--- Start of Data lines ---
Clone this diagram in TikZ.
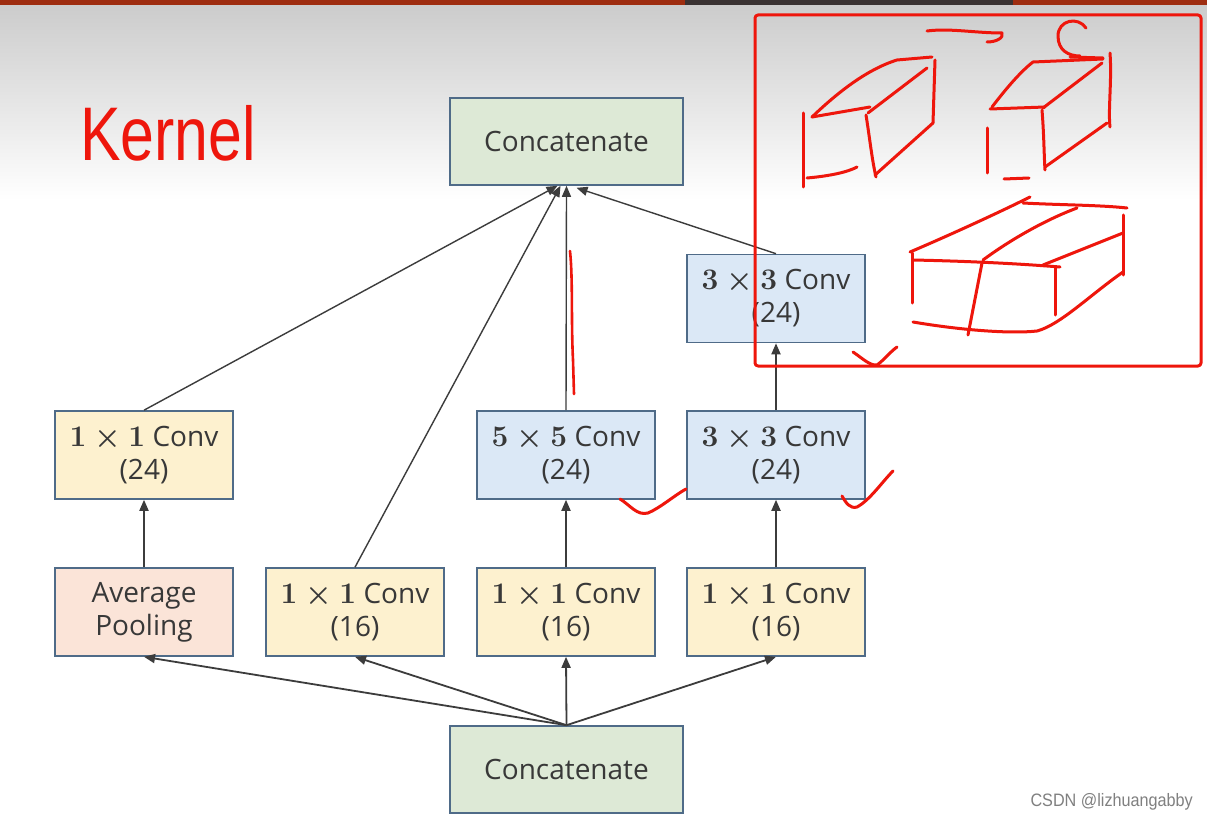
\documentclass[tikz,border=0pt]{standalone}
\usepackage{graphicx}
\usepackage[no-math]{fontspec}
\setmainfont{Open Sans}
\newfontfamily\handfont{Liberation Sans}
\usetikzlibrary{arrows.meta,calc}
\definecolor{bord}{HTML}{4F6B88}
\definecolor{txt}{HTML}{383838}
\definecolor{arrc}{HTML}{3C3C3C}
\definecolor{cgreen}{HTML}{DDE9D6}
\definecolor{cyellow}{HTML}{FDF1CF}
\definecolor{cpink}{HTML}{FBE4D8}
\definecolor{cblue}{HTML}{DBE8F6}
\definecolor{pen}{RGB}{238,22,12}
\definecolor{barred}{HTML}{9E2D10}
\definecolor{bardark}{HTML}{3A3232}
\newcommand\kxk[1]{\scalebox{1.2}{$\mathbf{#1}\times\mathbf{#1}$}}
\tikzset{
  box/.style={draw=bord, line width=1.6pt, minimum width=178pt, minimum height=88pt,
    inner sep=0pt, align=center, text=txt, font=\fontsize{28}{33}\selectfont\boldmath},
  catbox/.style={box, minimum width=233pt, minimum height=87pt, fill=cgreen},
  ybox/.style={box, fill=cyellow},
  pbox/.style={box, fill=cpink},
  bbox/.style={box, fill=cblue},
  arr/.style={-{Triangle[length=11pt,width=9pt]}, line width=1.8pt, draw=arrc},
  tarr/.style={arr, line width=1.4pt},
  penline/.style={draw=pen, line width=3pt, line cap=round, line join=round}
}
\begin{document}
\begin{tikzpicture}[x=1pt,y=-1pt]
\useasboundingbox (0,0) rectangle (1207,821);
% background
\fill[white] (0,0) rectangle (1207,821);
\shade[top color=black!20, bottom color=white] (0,5) rectangle (1207,200);
\fill[barred] (0,0) rectangle (1207,5);
\fill[bardark] (685,0) rectangle (1013,5);

% nodes
\node[catbox] (topcat) at (566.5,141.5) {Concatenate};
\node[catbox] (botcat) at (566.5,769.5) {Concatenate};
\node[bbox] (c33b) at (776,298.5) {\kxk{3} Conv\\(24)};
\node[ybox] (c11a) at (144,455) {\kxk{1} Conv\\(24)};
\node[bbox] (c55) at (566,455) {\kxk{5} Conv\\(24)};
\node[bbox] (c33a) at (776,455) {\kxk{3} Conv\\(24)};
\node[pbox] (pool) at (144,612) {Average\\Pooling};
\node[ybox] (c11b) at (355,612) {\kxk{1} Conv\\(16)};
\node[ybox] (c11c) at (566,612) {\kxk{1} Conv\\(16)};
\node[ybox] (c11d) at (776,612) {\kxk{1} Conv\\(16)};

% connectors to top concatenate
\draw[tarr] (c11a.north) -- ([xshift=-9pt]topcat.south);
\draw[tarr] (c11b.north) -- ([xshift=-6pt]topcat.south);
\draw[tarr] (c55.north) -- (topcat.south);
\draw[tarr] (c33b.north) -- ([xshift=10pt,yshift=-2pt]topcat.south);
% inner arrows
\draw[arr] (pool.north) -- (c11a.south);
\draw[arr] (c11c.north) -- (c55.south);
\draw[arr] (c11d.north) -- (c33a.south);
\draw[arr] (c33a.north) -- (c33b.south);
% from bottom concatenate
\draw[arr] (botcat.north) -- (pool.south);
\draw[arr] (botcat.north) -- (c11b.south);
\draw[arr] (botcat.north) -- (c11c.south);
\draw[arr] (botcat.north) -- (c11d.south);

% handwriting: Kernel
\node[text=pen, font=\handfont\fontsize{76}{76}\selectfont, xscale=0.8, anchor=west, inner sep=0pt] (kern) at (80,133) {Kernel};

% red frame
\draw[penline, rounded corners=3pt] (755,15) rectangle (1201,366);

% arrow sketch
\draw[penline] (927,31) .. controls (950,28) and (975,33) .. (1002,33) .. controls (1004,38) and (996,42) .. (987,42);
% C sketch
\draw[penline] (1086,28) .. controls (1078,16) and (1058,20) .. (1058,36) .. controls (1058,50) and (1068,56) .. (1080,56);
\draw[penline] (1070,57) -- (1103,58);

% left small box
\draw[penline] (812,117) .. controls (835,95) and (865,70) .. (897,60) -- (932,57);
\draw[penline] (812,117) -- (870,107);
\draw[penline] (868,113) -- (927,68);
\draw[penline] (935,60) -- (933,123);
\draw[penline] (933,123) -- (875,175);
\draw[penline] (866,115) .. controls (870,140) and (872,160) .. (876,177);
\draw[penline] (803,113) -- (803,187);
\draw[penline] (807,178) .. controls (830,176) and (848,172) .. (857,167);

% right small box
\draw[penline] (992,107) .. controls (1005,90) and (1020,72) .. (1033,62) -- (1103,59);
\draw[penline] (1110,53) .. controls (1112,80) and (1108,110) .. (1110,127);
\draw[penline] (1043,108) -- (1102,63);
\draw[penline] (990,109) -- (1045,107);
\draw[penline] (1042,110) .. controls (1044,135) and (1044,155) .. (1045,170);
\draw[penline] (1045,167) -- (1107,123);
\draw[penline] (987,128) -- (987,173);
\draw[penline] (1004,179) -- (1029,178);

% large box
\draw[penline] (910,252) .. controls (950,235) and (1000,212) .. (1030,197);
\draw[penline] (1023,203) .. controls (1060,205) and (1100,205) .. (1127,208);
\draw[penline] (913,260) .. controls (960,261) and (1010,263) .. (1060,267);
\draw[penline] (983,260) .. controls (1010,240) and (1045,220) .. (1077,208);
\draw[penline] (1043,265) -- (1123,233);
\draw[penline] (1123,215) -- (1123,275);
\draw[penline] (912,253) -- (912,303);
\draw[penline] (982,263) -- (968,335);
\draw[penline] (1055,267) -- (1055,315);
\draw[penline] (913,322) .. controls (960,330) and (1010,334) .. (1037,331) .. controls (1060,325) and (1090,295) .. (1123,272);

% check marks
\draw[penline] (853,352) .. controls (862,358) and (870,366) .. (877,365) .. controls (884,360) and (890,352) .. (897,347);
\draw[penline] (620,499) .. controls (630,505) and (637,516) .. (648,513) .. controls (660,508) and (675,495) .. (686,489);
\draw[penline] (842,496) .. controls (846,503) and (850,509) .. (857,507) .. controls (870,500) and (882,482) .. (893,471);

% vertical red line
\draw[penline, line width=2.6pt] (570,251) .. controls (573,280) and (571,320) .. (573,360) -- (574,394);

% watermark
\node[text=black!50, font=\handfont\fontsize{18}{18}\selectfont, xscale=0.9, anchor=east, inner sep=0pt] (wm) at (1193,802) {CSDN @lizhuangabby};
\end{tikzpicture}
\end{document}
--- End of Data lines ---
Exercise :: Every line should be retyped exactly, with the pictures omitted.

Task result ::
Clone this diagram in TikZ.
\documentclass[tikz,border=0pt]{standalone}
\usepackage{graphicx}
\usepackage[no-math]{fontspec}
\setmainfont{Open Sans}
\newfontfamily\handfont{Liberation Sans}
\usetikzlibrary{arrows.meta,calc}
\definecolor{bord}{HTML}{4F6B88}
\definecolor{txt}{HTML}{383838}
\definecolor{arrc}{HTML}{3C3C3C}
\definecolor{cgreen}{HTML}{DDE9D6}
\definecolor{cyellow}{HTML}{FDF1CF}
\definecolor{cpink}{HTML}{FBE4D8}
\definecolor{cblue}{HTML}{DBE8F6}
\definecolor{pen}{RGB}{238,22,12}
\definecolor{barred}{HTML}{9E2D10}
\definecolor{bardark}{HTML}{3A3232}
\newcommand\kxk[1]{\scalebox{1.2}{$\mathbf{#1}\times\mathbf{#1}$}}
\tikzset{
  box/.style={draw=bord, line width=1.6pt, minimum width=178pt, minimum height=88pt,
    inner sep=0pt, align=center, text=txt, font=\fontsize{28}{33}\selectfont\boldmath},
  catbox/.style={box, minimum width=233pt, minimum height=87pt, fill=cgreen},
  ybox/.style={box, fill=cyellow},
  pbox/.style={box, fill=cpink},
  bbox/.style={box, fill=cblue},
  arr/.style={-{Triangle[length=11pt,width=9pt]}, line width=1.8pt, draw=arrc},
  tarr/.style={arr, line width=1.4pt},
  penline/.style={draw=pen, line width=3pt, line cap=round, line join=round}
}
\begin{document}
\begin{tikzpicture}[x=1pt,y=-1pt]
\useasboundingbox (0,0) rectangle (1207,821);
% background
\fill[white] (0,0) rectangle (1207,821);
\shade[top color=black!20, bottom color=white] (0,5) rectangle (1207,200);
\fill[barred] (0,0) rectangle (1207,5);
\fill[bardark] (685,0) rectangle (1013,5);

% nodes
\node[catbox] (topcat) at (566.5,141.5) {Concatenate};
\node[catbox] (botcat) at (566.5,769.5) {Concatenate};
\node[bbox] (c33b) at (776,298.5) {\kxk{3} Conv\\(24)};
\node[ybox] (c11a) at (144,455) {\kxk{1} Conv\\(24)};
\node[bbox] (c55) at (566,455) {\kxk{5} Conv\\(24)};
\node[bbox] (c33a) at (776,455) {\kxk{3} Conv\\(24)};
\node[pbox] (pool) at (144,612) {Average\\Pooling};
\node[ybox] (c11b) at (355,612) {\kxk{1} Conv\\(16)};
\node[ybox] (c11c) at (566,612) {\kxk{1} Conv\\(16)};
\node[ybox] (c11d) at (776,612) {\kxk{1} Conv\\(16)};

% connectors to top concatenate
\draw[tarr] (c11a.north) -- ([xshift=-9pt]topcat.south);
\draw[tarr] (c11b.north) -- ([xshift=-6pt]topcat.south);
\draw[tarr] (c55.north) -- (topcat.south);
\draw[tarr] (c33b.north) -- ([xshift=10pt,yshift=-2pt]topcat.south);
% inner arrows
\draw[arr] (pool.north) -- (c11a.south);
\draw[arr] (c11c.north) -- (c55.south);
\draw[arr] (c11d.north) -- (c33a.south);
\draw[arr] (c33a.north) -- (c33b.south);
% from bottom concatenate
\draw[arr] (botcat.north) -- (pool.south);
\draw[arr] (botcat.north) -- (c11b.south);
\draw[arr] (botcat.north) -- (c11c.south);
\draw[arr] (botcat.north) -- (c11d.south);

% handwriting: Kernel
\node[text=pen, font=\handfont\fontsize{76}{76}\selectfont, xscale=0.8, anchor=west, inner sep=0pt] (kern) at (80,133) {Kernel};

% red frame
\draw[penline, rounded corners=3pt] (755,15) rectangle (1201,366);

% arrow sketch
\draw[penline] (927,31) .. controls (950,28) and (975,33) .. (1002,33) .. controls (1004,38) and (996,42) .. (987,42);
% C sketch
\draw[penline] (1086,28) .. controls (1078,16) and (1058,20) .. (1058,36) .. controls (1058,50) and (1068,56) .. (1080,56);
\draw[penline] (1070,57) -- (1103,58);

% left small box
\draw[penline] (812,117) .. controls (835,95) and (865,70) .. (897,60) -- (932,57);
\draw[penline] (812,117) -- (870,107);
\draw[penline] (868,113) -- (927,68);
\draw[penline] (935,60) -- (933,123);
\draw[penline] (933,123) -- (875,175);
\draw[penline] (866,115) .. controls (870,140) and (872,160) .. (876,177);
\draw[penline] (803,113) -- (803,187);
\draw[penline] (807,178) .. controls (830,176) and (848,172) .. (857,167);

% right small box
\draw[penline] (992,107) .. controls (1005,90) and (1020,72) .. (1033,62) -- (1103,59);
\draw[penline] (1110,53) .. controls (1112,80) and (1108,110) .. (1110,127);
\draw[penline] (1043,108) -- (1102,63);
\draw[penline] (990,109) -- (1045,107);
\draw[penline] (1042,110) .. controls (1044,135) and (1044,155) .. (1045,170);
\draw[penline] (1045,167) -- (1107,123);
\draw[penline] (987,128) -- (987,173);
\draw[penline] (1004,179) -- (1029,178);

% large box
\draw[penline] (910,252) .. controls (950,235) and (1000,212) .. (1030,197);
\draw[penline] (1023,203) .. controls (1060,205) and (1100,205) .. (1127,208);
\draw[penline] (913,260) .. controls (960,261) and (1010,263) .. (1060,267);
\draw[penline] (983,260) .. controls (1010,240) and (1045,220) .. (1077,208);
\draw[penline] (1043,265) -- (1123,233);
\draw[penline] (1123,215) -- (1123,275);
\draw[penline] (912,253) -- (912,303);
\draw[penline] (982,263) -- (968,335);
\draw[penline] (1055,267) -- (1055,315);
\draw[penline] (913,322) .. controls (960,330) and (1010,334) .. (1037,331) .. controls (1060,325) and (1090,295) .. (1123,272);

% check marks
\draw[penline] (853,352) .. controls (862,358) and (870,366) .. (877,365) .. controls (884,360) and (890,352) .. (897,347);
\draw[penline] (620,499) .. controls (630,505) and (637,516) .. (648,513) .. controls (660,508) and (675,495) .. (686,489);
\draw[penline] (842,496) .. controls (846,503) and (850,509) .. (857,507) .. controls (870,500) and (882,482) .. (893,471);

% vertical red line
\draw[penline, line width=2.6pt] (570,251) .. controls (573,280) and (571,320) .. (573,360) -- (574,394);

% watermark
\node[text=black!50, font=\handfont\fontsize{18}{18}\selectfont, xscale=0.9, anchor=east, inner sep=0pt] (wm) at (1193,802) {CSDN @lizhuangabby};
\end{tikzpicture}
\end{document}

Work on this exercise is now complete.